Why It Matters in NHI Security

Model ablation becomes relevant to NHI security when AI agents are allowed to act on behalf of users, systems, or service accounts. If evaluators misread ablation results, they may approve an agent that appears constrained in a lab but still has full access to secrets, tokens, certificates, or privileged workflows in production. That gap matters because NHIMG research shows that 97% of NHIs carry excessive privileges, which means a model-side misunderstanding can quickly become an identity-side incident. In practice, ablation can help reveal whether unsafe behaviour is coming from the model or from the surrounding credential and authorization design, but it cannot replace controls over secrets, rotation, and least privilege.

The security implication is straightforward: if a model’s refusal or tool-use behaviour is changed for testing, the surrounding NHI posture must still assume compromise, misuse, or unintended action.

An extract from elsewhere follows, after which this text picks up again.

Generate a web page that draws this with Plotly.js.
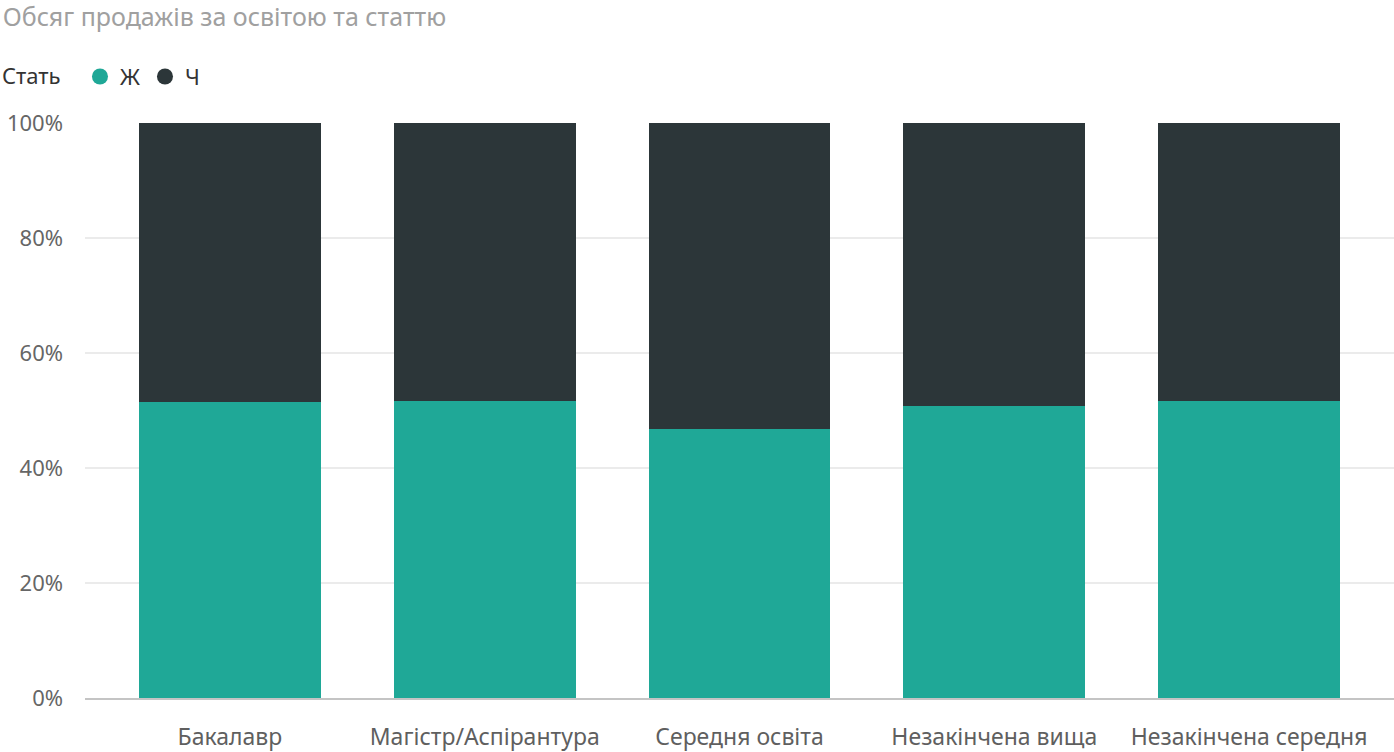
<!DOCTYPE html>
<html>
<head>
<meta charset="utf-8">
<script src="https://cdn.plot.ly/plotly-3.0.1.min.js"></script>
<style>
  html, body { margin: 0; padding: 0; background: #fff; }
  #chart { width: 1394px; height: 752px; }
</style>
</head>
<body>
<div id="chart"></div>
<script>
// Категорії освіти
const categories = ['Бакалавр', 'Магістр/Аспірантура', 'Середня освіта', 'Незакінчена вища', 'Незакінчена середня'];
// Частка продажів, %
const female = [51.5, 51.7, 46.7, 50.7, 51.6];
const male = [48.5, 48.3, 53.3, 49.3, 48.4];
const yTicks = [0, 20, 40, 60, 80, 100];
const yTickLabels = ['0%', '20%', '40%', '60%', '80%', '100%'];

const teal = '#1fa897';
const dark = '#2c3639';
const font = '"Noto Sans", "Open Sans", sans-serif';

const barF = {
  type: 'bar', name: 'Ж', x: categories, y: female,
  marker: { color: teal }, showlegend: false, hoverinfo: 'x+y'
};
const barM = {
  type: 'bar', name: 'Ч', x: categories, y: male,
  marker: { color: dark }, showlegend: false, hoverinfo: 'x+y'
};

// легенда з круглими маркерами
const legF = {
  type: 'scatter', mode: 'markers', name: 'Ж', x: [null], y: [null],
  marker: { color: teal, size: 22, symbol: 'circle' }
};
const legM = {
  type: 'scatter', mode: 'markers', name: 'Ч', x: [null], y: [null],
  marker: { color: dark, size: 22, symbol: 'circle' }
};

const layout = {
  width: 1394,
  height: 752,
  barmode: 'stack',
  bargap: 0.286,
  paper_bgcolor: '#fff',
  plot_bgcolor: '#fff',
  font: { family: font, color: '#666' },
  margin: { l: 85, r: 0, t: 123, b: 54 },
  title: {
    text: 'Обсяг продажів за освітою та статтю',
    font: { family: font, size: 25, color: '#a0a0a0' },
    x: 0.002, xref: 'container', xanchor: 'left',
    y: 0.977, yref: 'container', yanchor: 'middle'
  },
  showlegend: true,
  legend: {
    orientation: 'h',
    traceorder: 'normal',
    xref: 'container', yref: 'container',
    x: 0, xanchor: 'left',
    y: 0.898, yanchor: 'middle',
    title: { text: 'Стать  ', side: 'left', font: { family: font, size: 22, color: '#333' } },
    font: { family: font, size: 22, color: '#333' },
    itemwidth: 30,
    tracegroupgap: 0
  },
  xaxis: {
    type: 'category',
    range: [-0.569, 4.569],
    showgrid: false,
    showline: true,
    linecolor: '#c4c4c4',
    linewidth: 2,
    ticks: '',
    tickfont: { family: font, size: 23, color: '#5f5f5f' },
    ticklabelstandoff: 17,
    fixedrange: true
  },
  yaxis: {
    range: [0, 100],
    tickvals: yTicks,
    ticktext: yTickLabels,
    showgrid: true,
    gridcolor: '#ebebeb',
    gridwidth: 1.5,
    zeroline: false,
    showline: false,
    ticks: '',
    tickfont: { family: font, size: 22, color: '#666' },
    ticklabelstandoff: 21,
    fixedrange: true
  }
};

Plotly.newPlot('chart', [barF, barM, legF, legM], layout, { displayModeBar: false, staticPlot: true });
</script>
</body>
</html>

Organisations often only recognise the distinction after an agent has accessed data it should not have touched, at which point model ablation becomes operationally unavoidable to reconstruct what the system was capable of doing.

For NHI governance context, the Ultimate Guide to NHIs is the clearest reference point for why model behaviour must be evaluated alongside service account visibility, rotation, and privileged access control.

Standards & Framework Alignment

This section maps relevant standards and security frameworks to the operational risks and controls described in this guidance.

OWASP Agentic AI Top 10 address the attack and risk surface, while NIST AI RMF and NIST CSF 2.0 set the governance and control requirements practitioners need to meet.

Framework Control / Reference Relevance
OWASP Agentic AI Top 10 Agentic AI guidance covers testing model behaviour and tool-use failure modes.
NIST AI RMF AI RMF treats model evaluation as part of managing measurable AI risk.
NIST CSF 2.0 PR.AC-4 Access control remains decisive even when model behaviour is experimentally altered.

Document ablation tests as risk evidence and separate model behaviour from production authorization.